Vivimos tiempos en que todo lo relacionado con la responsabilidad social de las empresas parece haber dado un salto cualitativo y cuantitativo en materia de formulación política. La pandemia ha levantado muchas alfombras y ha puesto de manifiesto que es hora de afrontar en serio ante problemas que sabíamos que estaban, pero dejábamos para más adelante, como si así fuesen a desaparecer. Tanto desde las instituciones europeas, como desde el Gobierno de España, la transición ecológica y verde, y la humanización en definitiva de los modelos económicos, copan los discursos, planes y proyectos.
Es hora de aterrizar los conceptos y fijarse en casos ejemplares que nos sirvan de guía.
La economía social y en concreto las más de 17.300 cooperativas de trabajo de nuestro país señalan el camino por el que transitar, demostrando que hay empresas solventes, que generan riqueza arraigada al territorio, trabajo estable y sostenible, que entienden de conciliación familiar, que contribuyen a combatir esa España vaciada y que han demostrado con creces en estos tiempos que se crecen ante las adversidades, anteponiendo a las personas.

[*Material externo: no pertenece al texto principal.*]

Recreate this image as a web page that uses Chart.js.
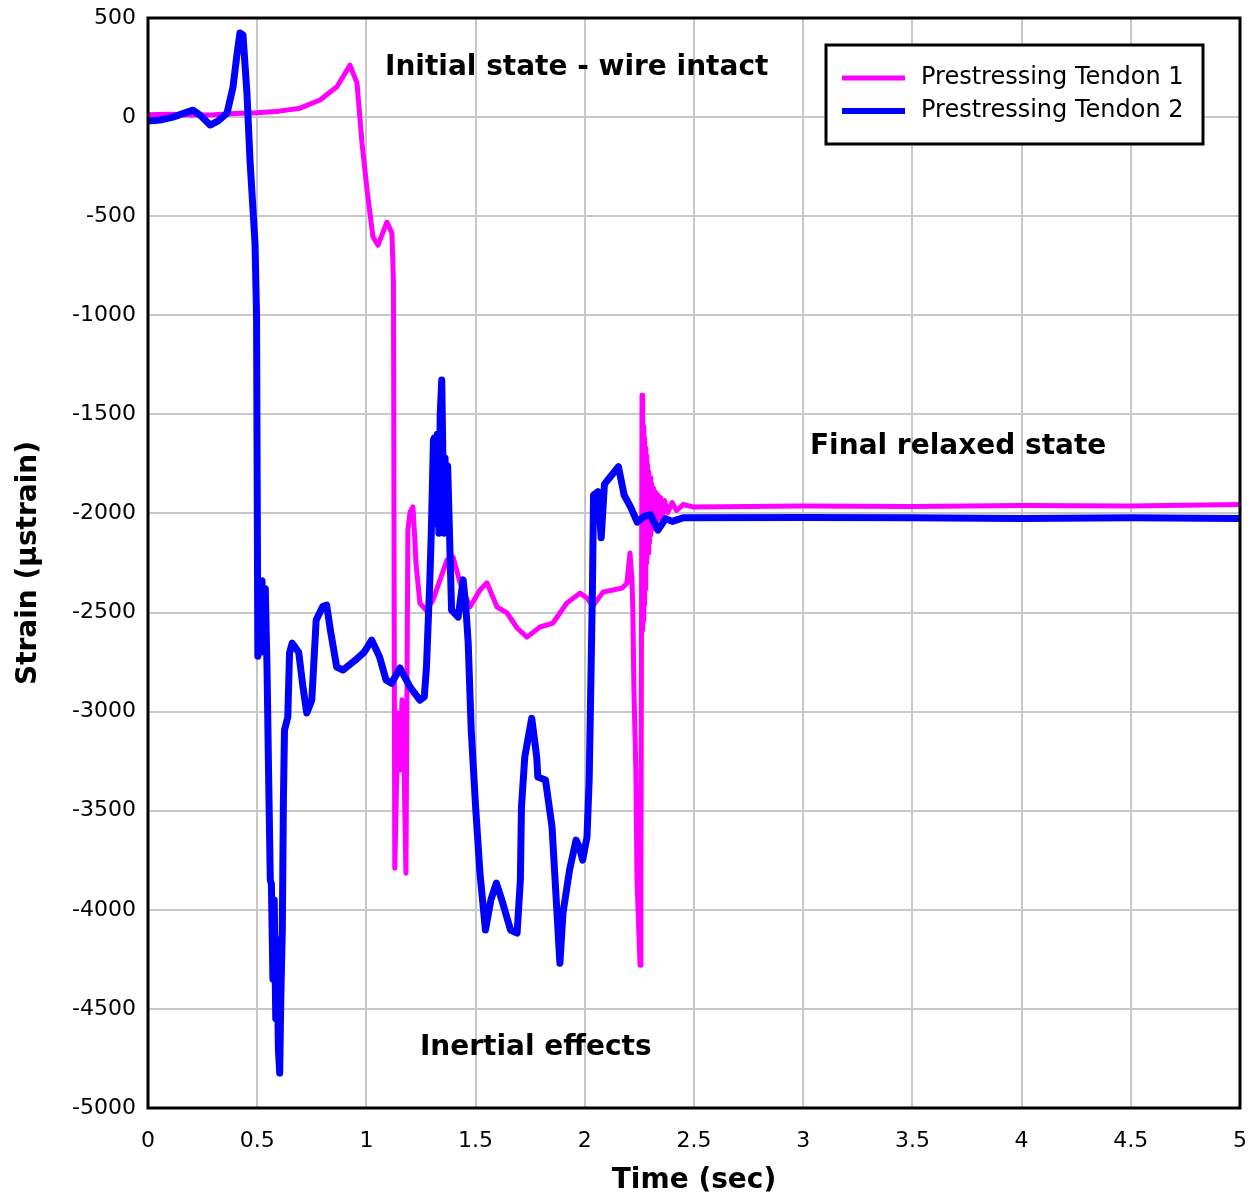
<!DOCTYPE html>
<html>
<head>
<meta charset="utf-8">
<script src="https://cdn.jsdelivr.net/npm/chart.js@4/dist/chart.umd.min.js"></script>
<style>
  body { margin: 0; background: #fff; }
</style>
</head>
<body>
<canvas id="myChart" width="1258" height="1203"></canvas>
<script>
// tick values
const xTicks = [0, 0.5, 1, 1.5, 2, 2.5, 3, 3.5, 4, 4.5, 5];
const yTicks = [-5000, -4500, -4000, -3500, -3000, -2500, -2000, -1500, -1000, -500, 0, 500];

// Prestressing Tendon 1 (magenta) - time (sec) / strain
const t1 = [0, 0.1, 0.2, 0.3, 0.4, 0.5, 0.6, 0.696, 0.788, 0.865, 0.911, 0.925, 0.957, 0.98,
  1.003, 1.03, 1.053, 1.094, 1.117, 1.124, 1.13, 1.145, 1.154, 1.163, 1.172, 1.181, 1.19,
  1.2, 1.213, 1.222, 1.227, 1.245, 1.273, 1.305, 1.337, 1.369, 1.397, 1.429, 1.474, 1.52,
  1.552, 1.598, 1.644, 1.69, 1.735, 1.795, 1.854, 1.918, 1.978, 2.01, 2.037, 2.083, 2.129,
  2.17, 2.193, 2.207, 2.216, 2.22, 2.225, 2.234, 2.239, 2.253, 2.257, 2.262, 2.264, 2.266,
  2.268, 2.27, 2.272, 2.274, 2.276, 2.278, 2.28, 2.282, 2.284, 2.287, 2.29, 2.293, 2.296,
  2.299, 2.302, 2.306, 2.31, 2.314, 2.318, 2.323, 2.328, 2.334, 2.34, 2.347, 2.355, 2.365,
  2.38, 2.4, 2.42, 2.45, 2.5, 3, 3.5, 4, 4.5, 5];
const s1 = [12, 14, 10, 12, 18, 22, 30, 45, 86, 153, 237, 262, 171, -131,
  -368, -605, -646, -530, -585, -837, -3790, -3007, -3295, -2940, -3245, -3815, -2084,
  -1993, -1967, -2134, -2250, -2452, -2488, -2437, -2335, -2235, -2220, -2350, -2472, -2386,
  -2350, -2472, -2502, -2578, -2624, -2573, -2553, -2452, -2402, -2427, -2467, -2397, -2386,
  -2377, -2352, -2200, -2336, -2492, -2891, -3305, -3850, -4280, -3850, -1403, -2590, -1480,
  -2540, -1560, -2460, -1620, -2380, -1670, -2310, -1710, -2250, -1750, -2200, -1790, -2150,
  -1820, -2110, -1850, -2080, -1870, -2060, -1890, -2040, -1905, -2025, -1920, -2010, -1935,
  -1995, -1945, -1985, -1955, -1968, -1962, -1965, -1960, -1962, -1955];

// Prestressing Tendon 2 (blue)
const t2 = [0, 0.055, 0.114, 0.206, 0.238, 0.284, 0.32, 0.362, 0.389, 0.407, 0.421, 0.435,
  0.453, 0.467, 0.49, 0.497, 0.503, 0.51, 0.516, 0.522, 0.53, 0.537, 0.545, 0.552, 0.56,
  0.565, 0.572, 0.578, 0.585, 0.59, 0.597, 0.603, 0.608, 0.615, 0.62, 0.625, 0.64, 0.648,
  0.66, 0.69, 0.71, 0.727, 0.75, 0.77, 0.8, 0.818, 0.835, 0.864, 0.893, 0.95, 0.99, 1.024,
  1.06, 1.09, 1.115, 1.154, 1.2, 1.245, 1.265, 1.275, 1.29, 1.297, 1.307, 1.31, 1.318,
  1.325, 1.332, 1.338, 1.345, 1.35, 1.355, 1.36, 1.367, 1.372, 1.38, 1.39, 1.42, 1.443,
  1.455, 1.466, 1.48, 1.5, 1.52, 1.545, 1.57, 1.595, 1.62, 1.66, 1.69, 1.705, 1.71, 1.725,
  1.757, 1.78, 1.785, 1.82, 1.85, 1.886, 1.9, 1.93, 1.96, 1.975, 1.99, 2.01, 2.02, 2.028,
  2.035, 2.04, 2.06, 2.075, 2.09, 2.12, 2.154, 2.18, 2.21, 2.24, 2.27, 2.3, 2.335, 2.37,
  2.4, 2.45, 3, 3.5, 4, 4.5, 5];
const s2 = [-20, -15, 0, 35, 10, -40, -20, 20, 150, 313, 424, 414,
  121, -217, -636, -1000, -2720, -2350, -2700, -2340, -2650, -2380, -2780, -3300, -3850,
  -3870, -4350, -3950, -4550, -4150, -4700, -4824, -4450, -4100, -3446, -3093, -3028, -2705,
  -2654, -2700, -2880, -3007, -2942, -2538, -2470, -2462, -2588, -2775, -2790, -2740, -2700, -2639,
  -2723, -2840, -2857, -2780, -2876, -2942, -2926, -2775, -2352, -2100, -1630, -1620, -2050,
  -1600, -2100, -1500, -1327, -1700, -2100, -1720, -2000, -1760, -2080, -2488, -2523, -2335,
  -2470, -2650, -3093, -3480, -3815, -4102, -3950, -3865, -3950, -4102, -4117, -3850, -3482, -3230,
  -3033, -3230, -3330, -3345, -3582, -4270, -4017, -3800, -3648, -3683, -3749, -3633, -3345, -2840,
  -2375, -1907, -1890, -2123, -1852, -1811, -1764, -1907, -1968, -2044, -2016, -2006, -2084, -2026,
  -2040, -2022, -2020, -2022, -2025, -2022, -2025];

const notes = [
  { text: 'Initial state - wire intact', t: 1.085, v: 250 },
  { text: 'Final relaxed state', t: 3.031, v: -1665 },
  { text: 'Inertial effects', t: 1.245, v: -4695 }
];

function pts(t, s) {
  return t.map((x, i) => ({ x: x, y: s[i] }));
}

const frameAndNotes = {
  id: 'frameAndNotes',
  afterDatasetsDraw(chart) {
    const ctx = chart.ctx;
    const a = chart.chartArea;
    const xs = chart.scales.x, ys = chart.scales.y;
    ctx.save();
    // plot border
    ctx.strokeStyle = '#000';
    ctx.lineWidth = 3;
    ctx.strokeRect(a.left, a.top, a.right - a.left, a.bottom - a.top);
    // annotations
    ctx.fillStyle = '#000';
    ctx.font = 'bold 28px "DejaVu Sans"';
    ctx.textAlign = 'left';
    ctx.textBaseline = 'middle';
    notes.forEach(n => ctx.fillText(n.text, xs.getPixelForValue(n.t), ys.getPixelForValue(n.v)));
    // legend box
    ctx.fillStyle = '#fff';
    ctx.fillRect(826, 45, 377, 99);
    ctx.lineWidth = 3;
    ctx.strokeStyle = '#000';
    ctx.strokeRect(826, 45, 377, 99);
    ctx.font = '24px "DejaVu Sans"';
    chart.data.datasets.forEach((ds, i) => {
      const y = 78 + i * 33;
      ctx.strokeStyle = ds.borderColor;
      ctx.lineWidth = 5 + i;
      ctx.beginPath();
      ctx.moveTo(842, y);
      ctx.lineTo(905, y);
      ctx.stroke();
      ctx.fillStyle = '#000';
      ctx.fillText(ds.label, 921, y);
    });
    ctx.restore();
  }
};

const ctx = document.getElementById('myChart').getContext('2d');
new Chart(ctx, {
  type: 'line',
  data: {
    datasets: [
      {
        label: 'Prestressing Tendon 1',
        data: pts(t1, s1),
        borderColor: '#ff00ff',
        borderWidth: 5,
        order: 1
      },
      {
        label: 'Prestressing Tendon 2',
        data: pts(t2, s2),
        borderColor: '#0000ff',
        borderWidth: 7,
        order: 0
      }
    ]
  },
  options: {
    responsive: false,
    animation: false,
    devicePixelRatio: 1,
    layout: { padding: { top: 18, right: 18, left: 0, bottom: 0 } },
    elements: {
      point: { radius: 0 },
      line: { tension: 0, borderJoinStyle: 'round', borderCapStyle: 'round' }
    },
    plugins: {
      legend: { display: false },
      tooltip: { enabled: false }
    },
    scales: {
      x: {
        type: 'linear',
        min: 0,
        max: 5,
        afterBuildTicks: s => { s.ticks = xTicks.map(v => ({ value: v })); },
        afterFit: s => { s.height = 95; s.paddingLeft = 0; s.paddingRight = 0; },
        grid: { color: '#c8c8c8', lineWidth: 2, drawTicks: false },
        border: { display: false },
        ticks: {
          padding: 20,
          color: '#000',
          font: { family: 'DejaVu Sans', size: 22 },
          maxRotation: 0,
          callback: v => String(v)
        },
        title: {
          display: true,
          text: 'Time (sec)',
          color: '#000',
          font: { family: 'DejaVu Sans', size: 28, weight: 'bold' },
          padding: { top: 0, bottom: 5 }
        }
      },
      y: {
        min: -5000,
        max: 500,
        afterBuildTicks: s => { s.ticks = yTicks.map(v => ({ value: v })); },
        afterFit: s => { s.width = 148; s.paddingTop = 0; s.paddingBottom = 0; },
        grid: { color: '#c8c8c8', lineWidth: 2, drawTicks: false },
        border: { display: false },
        ticks: {
          padding: 12,
          color: '#000',
          font: { family: 'DejaVu Sans', size: 22 },
          callback: v => String(v)
        },
        title: {
          display: true,
          text: 'Strain (µstrain)',
          color: '#000',
          font: { family: 'DejaVu Sans', size: 28, weight: 'bold' },
          padding: { top: 12, bottom: 0 }
        }
      }
    }
  },
  plugins: [frameAndNotes]
});
</script>
</body>
</html>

Las cooperativas de trabajo contribuyen a una mayor cohesión social, reduciendo las desigualdades. Ese tejido empresarial, de personas para personas, en una economía social cada vez más fuerte, es el que nos interesa porque plantea un horizonte esperanzador desde su afán constructivo. Ahí debe situarse, en la práctica, la RSE.
Sin caer en la autocomplacencia, las cooperativas de trabajo lo tenemos más fácil, la fórmula está en el genoma cooperativo, pero hemos de incrementar el esfuerzo -y en ello estamos volcados en COCETA– de hacer visibles sus posibilidades más allá de los entornos conocidos.
Nos interesa un tejido empresarial humanizado en una economía social cada vez más fuerte, porque plantea un horizonte esperanzador.